THE TASK:
Copy every line that holds "this".

Code that draws figures:
— Start —

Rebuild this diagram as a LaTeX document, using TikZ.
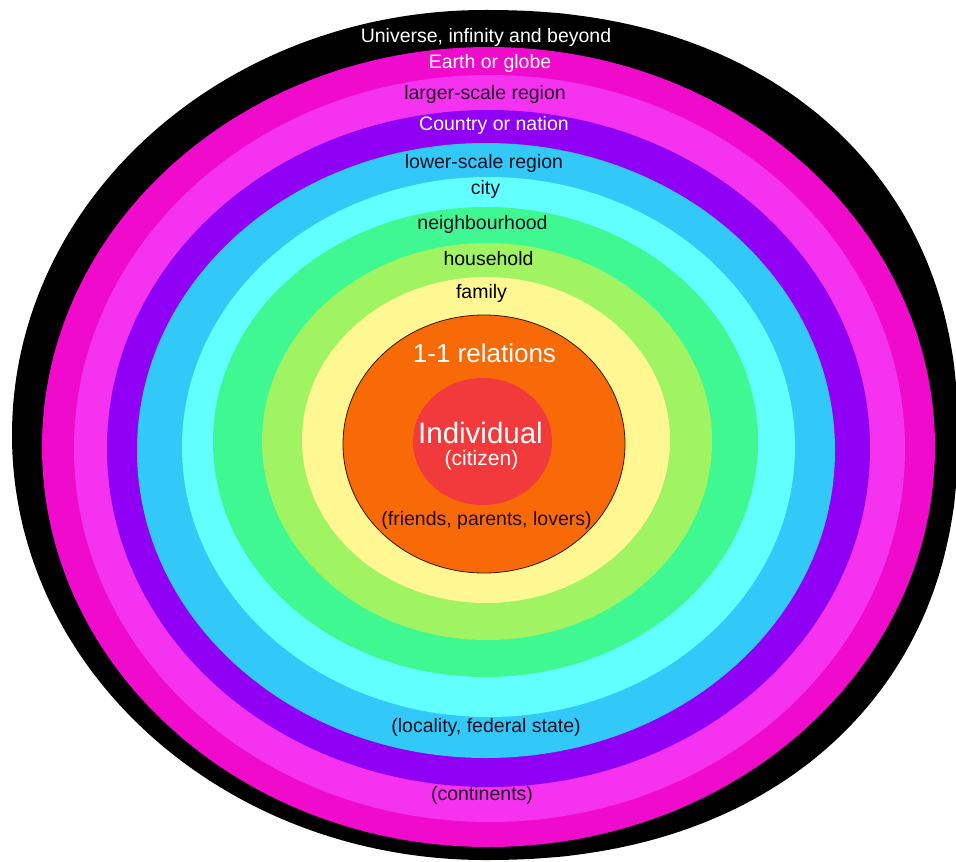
\documentclass[tikz,border=0pt]{standalone}
\usepackage{fontspec}
\setmainfont{Liberation Sans}
\begin{document}
\begin{tikzpicture}[x=1pt,y=-1pt,
  lbl/.style={inner sep=0pt, font=\fontsize{19.5}{22}\selectfont, text=dark},
  wlbl/.style={lbl, text=white}]
\definecolor{cblack}{HTML}{000000}
\definecolor{cmagenta}{HTML}{F00ACC}
\definecolor{cpink}{HTML}{F532F0}
\definecolor{cpurple}{HTML}{9000F5}
\definecolor{cblue}{HTML}{32C8F8}
\definecolor{ccyan}{HTML}{62FFFF}
\definecolor{cgreen}{HTML}{40F892}
\definecolor{clgreen}{HTML}{A0F462}
\definecolor{cyellow}{HTML}{FFF892}
\definecolor{corange}{HTML}{F86A08}
\definecolor{cred}{HTML}{F23A3C}
\definecolor{dark}{HTML}{221022}
\useasboundingbox (0,0) rectangle (956,862);
\begin{scope}
\clip (0,0) rectangle (956,862);
% outer black shape: ellipse on the left, slightly squarer on the right
\fill[cblack] (485,10)
  -- plot[domain=89.9:0, samples=70, variable=\t]
     ({485+473*pow(cos(\t),0.909)}, {435-425*pow(max(sin(\t),0.0001),0.909)})
  -- plot[domain=0:89.9, samples=70, variable=\t]
     ({485+473*pow(cos(\t),0.909)}, {435+425*pow(max(sin(\t),0.0001),0.909)})
  -- (485,860) arc[start angle=270, end angle=90, x radius=473pt, y radius=425pt]
  -- cycle;
\fill[cmagenta] (488.5,447) ellipse [x radius=446.5pt, y radius=400pt];
\fill[cpink]    (489.5,448.5) ellipse [x radius=415.5pt, y radius=373.5pt];
\fill[cpurple]  (488.5,448.5) ellipse [x radius=381.5pt, y radius=338.5pt];
\fill[cblue]    (486,450.5) ellipse [x radius=349pt, y radius=307.5pt];
\fill[ccyan]    (488.5,447) ellipse [x radius=306.5pt, y radius=270pt];
\fill[cgreen]   (485.5,442) ellipse [x radius=272.5pt, y radius=235pt];
\fill[clgreen]  (487,441.5) ellipse [x radius=225pt, y radius=198.5pt];
\fill[cyellow]  (486,440)   ellipse [x radius=184pt, y radius=163pt];
\filldraw[fill=corange, draw=black!80!orange, line width=0.8pt] (484,444) ellipse [x radius=141pt, y radius=129pt];
\fill[cred]     (482.5,441.5) ellipse [x radius=69.5pt, y radius=63.5pt];
\end{scope}
\node[wlbl] (universe) at (486,37) {Universe, infinity and beyond};
\node[wlbl] (earth) at (490,63) {Earth or globe};
\node[lbl] (larger) at (485,94) {larger-scale region};
\node[wlbl] (country) at (494,125) {Country or nation};
\node[lbl] (lower) at (484,163) {lower-scale region};
\node[lbl] (city) at (485.5,189) {city};
\node[lbl] (neigh) at (482.5,224) {neighbourhood};
\node[lbl, text=black] (house) at (488.5,259) {household};
\node[lbl, text=black] (family) at (481.5,293) {family};
\node[wlbl, font=\fontsize{26}{30}\selectfont] (rel) at (484.5,353) {1-1 relations};
\node[wlbl, font=\fontsize{29.5}{33}\selectfont] (indiv) at (480.5,433) {Individual};
\node[wlbl, font=\fontsize{21}{24}\selectfont] (citizen) at (481.5,460) {(citizen)};
\node[lbl] (friends) at (486.5,520) {(friends, parents, lovers)};
\node[lbl] (locality) at (486,727) {(locality, federal state)};
\node[lbl] (cont) at (482,795) {(continents)};
\end{tikzpicture}
\end{document}
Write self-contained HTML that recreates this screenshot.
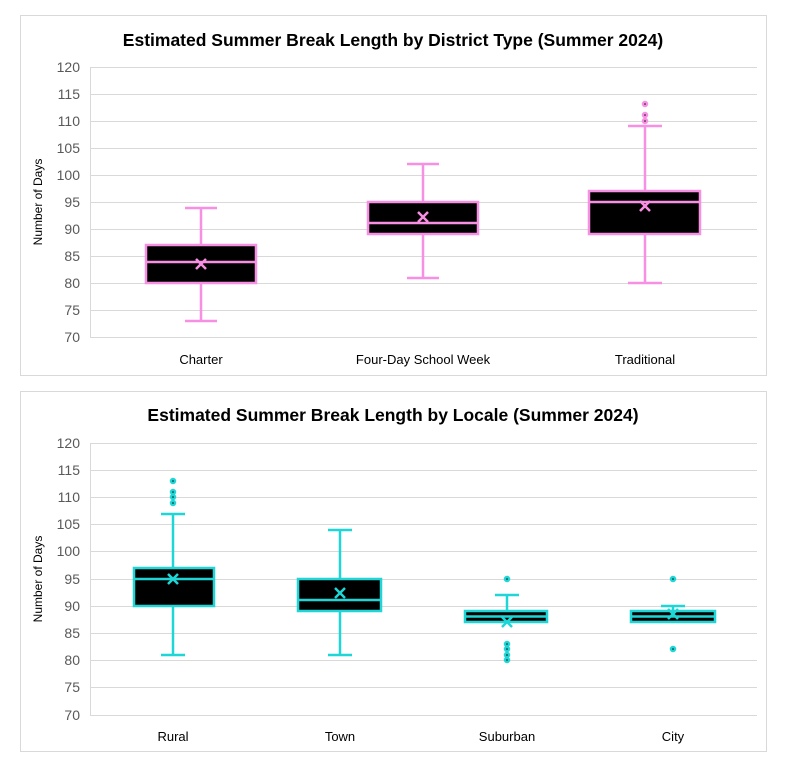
<!DOCTYPE html>
<html><head><style>body{margin:0;background:#fff}svg{display:block}text{font-family:"Liberation Sans",sans-serif}</style></head><body>
<svg width="797" height="762" xmlns="http://www.w3.org/2000/svg">
<rect x="20.5" y="15.5" width="746" height="360" fill="#fff" stroke="#d9d9d9"/>
<rect x="20.5" y="391.5" width="746" height="360" fill="#fff" stroke="#d9d9d9"/>
<text x="393" y="46" text-anchor="middle" font-size="17.5" font-weight="bold" fill="#000">Estimated Summer Break Length by District Type (Summer 2024)</text>
<text x="393" y="421" text-anchor="middle" font-size="17.5" font-weight="bold" fill="#000">Estimated Summer Break Length by Locale (Summer 2024)</text>
<g stroke="#d9d9d9" stroke-width="1">
<line x1="90" x2="757" y1="67.5" y2="67.5"/><line x1="90" x2="757" y1="94.5" y2="94.5"/><line x1="90" x2="757" y1="121.5" y2="121.5"/><line x1="90" x2="757" y1="148.5" y2="148.5"/><line x1="90" x2="757" y1="175.5" y2="175.5"/><line x1="90" x2="757" y1="202.5" y2="202.5"/><line x1="90" x2="757" y1="229.5" y2="229.5"/><line x1="90" x2="757" y1="256.5" y2="256.5"/><line x1="90" x2="757" y1="283.5" y2="283.5"/><line x1="90" x2="757" y1="310.5" y2="310.5"/><line x1="90" x2="757" y1="337.5" y2="337.5"/>
<line x1="90.5" x2="90.5" y1="67" y2="337"/>
<line x1="90" x2="757" y1="443.5" y2="443.5"/><line x1="90" x2="757" y1="470.5" y2="470.5"/><line x1="90" x2="757" y1="497.5" y2="497.5"/><line x1="90" x2="757" y1="524.5" y2="524.5"/><line x1="90" x2="757" y1="551.5" y2="551.5"/><line x1="90" x2="757" y1="579.5" y2="579.5"/><line x1="90" x2="757" y1="606.5" y2="606.5"/><line x1="90" x2="757" y1="633.5" y2="633.5"/><line x1="90" x2="757" y1="660.5" y2="660.5"/><line x1="90" x2="757" y1="687.5" y2="687.5"/><line x1="90" x2="757" y1="715.5" y2="715.5"/>
<line x1="90.5" x2="90.5" y1="443" y2="715"/>
</g>
<g font-size="14" fill="#595959" text-anchor="end">
<text x="80" y="72">120</text><text x="80" y="99">115</text><text x="80" y="126">110</text><text x="80" y="153">105</text><text x="80" y="180">100</text><text x="80" y="207">95</text><text x="80" y="234">90</text><text x="80" y="261">85</text><text x="80" y="288">80</text><text x="80" y="315">75</text><text x="80" y="342">70</text>
<text x="80" y="448">120</text><text x="80" y="475">115</text><text x="80" y="502">110</text><text x="80" y="529">105</text><text x="80" y="556">100</text><text x="80" y="584">95</text><text x="80" y="611">90</text><text x="80" y="638">85</text><text x="80" y="665">80</text><text x="80" y="692">75</text><text x="80" y="720">70</text>
</g>
<g font-size="13" fill="#000" text-anchor="middle">
<text x="201" y="364">Charter</text><text x="423" y="364">Four-Day School Week</text><text x="645" y="364">Traditional</text>
<text x="173" y="741">Rural</text><text x="340" y="741">Town</text><text x="507" y="741">Suburban</text><text x="673" y="741">City</text>
<text transform="translate(42,202) rotate(-90)" font-size="12">Number of Days</text>
<text transform="translate(42,579) rotate(-90)" font-size="12">Number of Days</text>
</g>
<g stroke="#f78fe3" stroke-width="2.5" fill="none">
<line x1="201" x2="201" y1="208" y2="245"/><line x1="201" x2="201" y1="283" y2="321"/><line x1="185" x2="217" y1="208" y2="208"/><line x1="185" x2="217" y1="321" y2="321"/>
<rect x="146" y="245" width="110" height="38" fill="#000"/><line x1="146" x2="256" y1="262" y2="262"/>
<path d="M196 259l10 10M206 259l-10 10"/>
<line x1="423" x2="423" y1="164" y2="202"/><line x1="423" x2="423" y1="234" y2="278"/><line x1="407" x2="439" y1="164" y2="164"/><line x1="407" x2="439" y1="278" y2="278"/>
<rect x="368" y="202" width="110" height="32" fill="#000"/><line x1="368" x2="478" y1="223" y2="223"/>
<path d="M418 212l10 10M428 212l-10 10"/>
<line x1="645" x2="645" y1="126" y2="191"/><line x1="645" x2="645" y1="234" y2="283"/><line x1="628" x2="662" y1="126" y2="126"/><line x1="628" x2="662" y1="283" y2="283"/>
<rect x="589" y="191" width="111" height="43" fill="#000"/><line x1="589" x2="700" y1="202" y2="202"/>
<path d="M640 201l10 10M650 201l-10 10"/>
<circle cx="645" cy="104" r="2" fill="#000"/><circle cx="645" cy="115" r="2" fill="#000"/><circle cx="645" cy="121" r="2" fill="#000"/>
</g>
<g stroke="#1fd6d6" stroke-width="2.5" fill="none">
<line x1="173" x2="173" y1="514" y2="568"/><line x1="173" x2="173" y1="606" y2="655"/><line x1="161" x2="185" y1="514" y2="514"/><line x1="161" x2="185" y1="655" y2="655"/>
<rect x="134" y="568" width="80" height="38" fill="#000"/><line x1="134" x2="214" y1="579" y2="579"/>
<path d="M168 574l10 10M178 574l-10 10"/>
<circle cx="173" cy="481" r="2" fill="#000"/><circle cx="173" cy="492" r="2" fill="#000"/><circle cx="173" cy="497" r="2" fill="#000"/><circle cx="173" cy="503" r="2" fill="#000"/>
<line x1="340" x2="340" y1="530" y2="579"/><line x1="340" x2="340" y1="611" y2="655"/><line x1="328" x2="352" y1="530" y2="530"/><line x1="328" x2="352" y1="655" y2="655"/>
<rect x="298" y="579" width="83" height="32" fill="#000"/><line x1="298" x2="381" y1="600" y2="600"/>
<path d="M335 588l10 10M345 588l-10 10"/>
<line x1="507" x2="507" y1="595" y2="611"/><line x1="495" x2="519" y1="595" y2="595"/>
<rect x="465" y="611" width="82" height="11" fill="#000"/><line x1="465" x2="547" y1="616.5" y2="616.5"/>
<path d="M502 617l10 10M512 617l-10 10"/>
<circle cx="507" cy="579" r="2" fill="#000"/><circle cx="507" cy="644" r="2" fill="#000"/><circle cx="507" cy="649" r="2" fill="#000"/><circle cx="507" cy="655" r="2" fill="#000"/><circle cx="507" cy="660" r="2" fill="#000"/>
<line x1="673" x2="673" y1="606" y2="611"/><line x1="661" x2="685" y1="606" y2="606"/>
<rect x="631" y="611" width="84" height="11" fill="#000"/><line x1="631" x2="715" y1="616.5" y2="616.5"/>
<path d="M668 609l10 10M678 609l-10 10"/>
<circle cx="673" cy="579" r="2" fill="#000"/><circle cx="673" cy="649" r="2" fill="#000"/>
</g>
</svg>
</body></html>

— End —

CORRECT RESULT:
Rebuild this diagram as a LaTeX document, using TikZ.
Write self-contained HTML that recreates this screenshot.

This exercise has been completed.